Output: experiments/bets/results/53_adapter_compress.json records the per-user perplexities under all three conditions (no-adapter, raw adapter, int8 adapter), the int8 quantisation parameters (per-tensor scales), and the held-out text identifiers.

  • Bet 49: norm-only adapter shootout. The raw adapter that this bet tries to compress.
  • Bet 52: ternary base + norm-only composition. The successful composition that contrasts with this borderline result.
  • Bet 13: 1.58-bit ternary PTQ for base model. Quantisation of base weights, where the high-magnitude structure makes quantisation more tolerable.
  • Bet 60: noise-floor control. Different angle on the "personalisation signal vs noise" question.

Why it matters

This bet is the discipline check on the wire-format chapter. Bet 52 showed that two compressions can compose; Bet 53 shows that they don't always. The production wire format is ternary base + raw norm-only adapter, with adapter-quantisation as an optional per-user policy and not a global default. The catalogue contains both the composition that works (Bet 52) and the one that's borderline (Bet 53), so the deployment story doesn't accidentally inherit a too-aggressive default.

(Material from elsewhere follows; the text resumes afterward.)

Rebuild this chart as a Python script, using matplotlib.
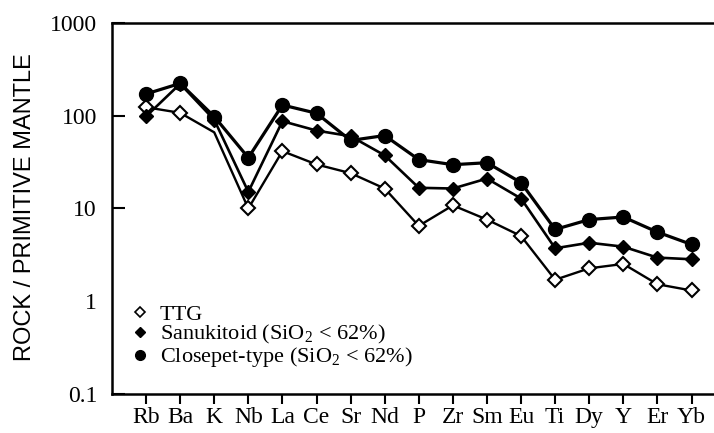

The methodological lesson is the value of CATASTROPHIC-criteria framing. The bet's LENIENT bar (≤ 2× on ≥ 2 of 3 users) would have read as a pass; the CATASTROPHIC bar (int8 < no-adapter on ≥ 2 users) was the trigger that caught the deployment hazard. Without the CATASTROPHIC framing, the bet might have shipped int8 as a default and degraded a third of users without anyone noticing for a while. The triple-tier criteria (STRICT/LENIENT/CATASTROPHIC) are not redundant; the CATASTROPHIC tier exists specifically to catch failure modes that LENIENT might miss.

For the broader catalogue: the contrast between Bet 52 (clean composition) and Bet 53 (borderline composition) is the empirical case for not assuming compositions work. Each compression layer has to be validated against the rest of the stack. The federation's wire format is what it is because each piece passed its respective bet and the compositions passed their bets; an aggressive deployment that wanted further compression would need to run additional bets to validate the next layer.